Community Research and Development Information Service - CORDIS

FP6

LARGE-SOFC — Result In Brief

Project ID: 19739
Funded under: FP6-SUSTDEV
Country: Finland

Super power plants

Advances in technology will allow solid oxide fuel cells to produce much more electric power. This offers yet another potential solution to promoting sustainable energy.
Super power plants
Technology is constantly looking for new ways to produce more efficient energy at lower costs and with fewer emissions. Improving on existing solid oxide fuel cell (SOFC) technology may offer one way of creating cleaner energy. SOFC is an electrochemical conversion device that produces electricity from oxidising a fuel, and is characterised by electrolyte material (solid oxide or ceramic). It is generally efficient, stable and cost-effective but requires higher operating temperatures and longer start-up times.

The EU-funded project 'Towards a large SOFC power plant' (Large-SOFC) investigated a new model of power plants based on upgraded SOFC technology. It focused primarily on developing concepts, components and sub-systems for SOFC-based power plants that could possibly generate hundreds of kilowatts of power up to several megawatts.

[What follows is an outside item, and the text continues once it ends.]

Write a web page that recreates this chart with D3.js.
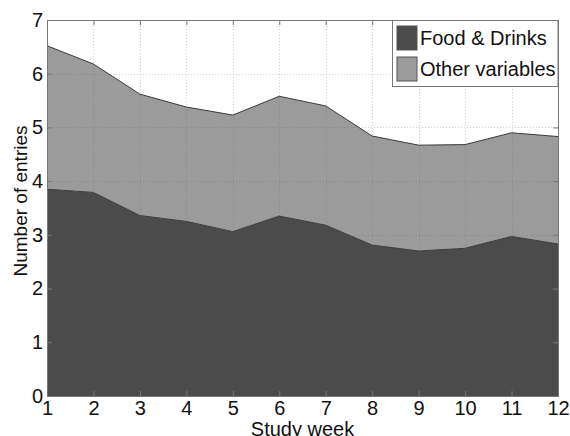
<!DOCTYPE html>
<html>
<head>
<meta charset="utf-8">
<script src="https://cdn.jsdelivr.net/npm/d3@7"></script>
<style>
  html, body { margin: 0; padding: 0; background: #fff; }
  svg { display: block; }
  text { font-family: "Liberation Sans", Arial, sans-serif; fill: #111; }
</style>
</head>
<body>
<svg id="chart" width="570" height="436"></svg>
<script>
// Weekly entries per participant, split into food/drink entries and the rest
const weeks = [1, 2, 3, 4, 5, 6, 7, 8, 9, 10, 11, 12];
const foodDrinks = [3.85, 3.79, 3.36, 3.25, 3.06, 3.35, 3.18, 2.81, 2.70, 2.75, 2.97, 2.83];
const otherVariables = [2.67, 2.39, 2.26, 2.13, 2.17, 2.23, 2.22, 2.03, 1.97, 1.93, 1.93, 2.00];
const seriesNames = ["Food & Drinks", "Other variables"];
const seriesColors = ["#4b4b4b", "#9b9b9b"];
const xTicks = [1, 2, 3, 4, 5, 6, 7, 8, 9, 10, 11, 12];
const yTicks = [0, 1, 2, 3, 4, 5, 6, 7];

const svg = d3.select("#chart");
const plotL = 47, plotR = 558, plotT = 20, plotB = 396;

const x = d3.scaleLinear().domain([1, 12]).range([plotL, plotR]);
const y = d3.scaleLinear().domain([0, 7]).range([plotB, plotT]);

const rows = weeks.map((w, i) => ({ week: w, food: foodDrinks[i], other: otherVariables[i] }));
const stacked = d3.stack().keys(["food", "other"])(rows);

const area = d3.area()
  .x(d => x(d.data.week))
  .y0(d => y(d[0]))
  .y1(d => y(d[1]));

const line = d3.line()
  .x(d => x(d.data.week))
  .y(d => y(d[1]));

// stacked areas
svg.append("g").selectAll("path.area")
  .data(stacked)
  .join("path")
  .attr("class", "area")
  .attr("d", area)
  .attr("fill", (d, i) => seriesColors[i]);

// outline of each layer's upper edge
svg.append("g").selectAll("path.edge")
  .data(stacked)
  .join("path")
  .attr("class", "edge")
  .attr("d", line)
  .attr("fill", "none")
  .attr("stroke", "#3a3a3a")
  .attr("stroke-width", 1);

// dotted grid
const grid = svg.append("g")
  .attr("stroke", "#555")
  .attr("stroke-opacity", 0.28)
  .attr("stroke-width", 1)
  .attr("stroke-dasharray", "1,2");
grid.selectAll("line.gx")
  .data(xTicks.slice(1, -1))
  .join("line")
  .attr("x1", d => Math.round(x(d)) + 0.5).attr("x2", d => Math.round(x(d)) + 0.5)
  .attr("y1", plotT).attr("y2", plotB);
grid.selectAll("line.gy")
  .data(yTicks.slice(1, -1))
  .join("line")
  .attr("y1", d => Math.round(y(d)) + 0.5).attr("y2", d => Math.round(y(d)) + 0.5)
  .attr("x1", plotL).attr("x2", plotR);

// axes with inward ticks on all four sides
const tickLen = 5;
const axisColor = "#777";
const fontSize = 20;

const xAxisB = d3.axisBottom(x).tickValues(xTicks).tickSize(-tickLen).tickPadding(5).tickFormat(d3.format("d"));
const xAxisT = d3.axisTop(x).tickValues(xTicks).tickSize(-tickLen).tickFormat("");
const yAxisL = d3.axisLeft(y).tickValues(yTicks).tickSize(-tickLen).tickPadding(4).tickFormat(d3.format("d"));
const yAxisR = d3.axisRight(y).tickValues(yTicks).tickSize(-tickLen).tickFormat("");

function styleAxis(g) {
  g.select(".domain").attr("stroke", axisColor);
  g.selectAll(".tick line").attr("stroke", axisColor);
  g.selectAll(".tick text")
    .attr("font-size", fontSize)
    .attr("font-family", "Liberation Sans, Arial, sans-serif")
    .attr("fill", "#111");
}

svg.append("g").attr("transform", `translate(0,${plotB})`).call(xAxisB).call(styleAxis);
svg.append("g").attr("transform", `translate(0,${plotT})`).call(xAxisT).call(styleAxis);
svg.append("g").attr("transform", `translate(${plotL},0)`).call(yAxisL).call(styleAxis);
svg.append("g").attr("transform", `translate(${plotR},0)`).call(yAxisR).call(styleAxis);

// axis titles
svg.append("text")
  .attr("x", (plotL + plotR) / 2)
  .attr("y", 436)
  .attr("text-anchor", "middle")
  .attr("font-size", fontSize)
  .text("Study week");

svg.append("text")
  .attr("transform", `translate(27,201) rotate(-90)`)
  .attr("text-anchor", "middle")
  .attr("font-size", 19)
  .text("Number of entries");

// legend
const legend = svg.append("g");
legend.append("rect")
  .attr("x", 392.5).attr("y", plotT + 0.5)
  .attr("width", plotR - 392.5).attr("height", 66)
  .attr("fill", "#fff")
  .attr("stroke", axisColor);
seriesNames.forEach((name, i) => {
  const rowY = 26 + i * 31;
  legend.append("rect")
    .attr("x", 397).attr("y", rowY)
    .attr("width", 20).attr("height", 24)
    .attr("fill", seriesColors[i])
    .attr("stroke", "#555");
  legend.append("text")
    .attr("x", 420).attr("y", rowY + 19)
    .attr("font-size", fontSize)
    .text(name);
});
</script>
</body>
</html>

The project aimed to identify how best to move from the kilowatt level to the megawatt level in SOFC, keeping the cost below EUR 1,000 per kilowatt at the production level and aiming for 50,000 hours durability. It also wanted to achieve efficiencies over the current 60 % electric power and 80 % for combined heat and power (CHP).

The project team analysed, modelled and validated the proposed system and sub-systems, considering balance of plant (BoP), industrial scale and fuel flexibility. It also examined socioeconomic issues that could affect installation and operation of SOFC systems, including types of fuel, connection to grid, safety and life cycle assessment (LCA).

The Large-SOFC project elaborated several viable models. In one model using bio-methanol, the life cycle analysis conducted yielded favourable environmental performances for a SOFC system in comparison to a conventional power plant. New SOFC models can certainly play a role in a greener future.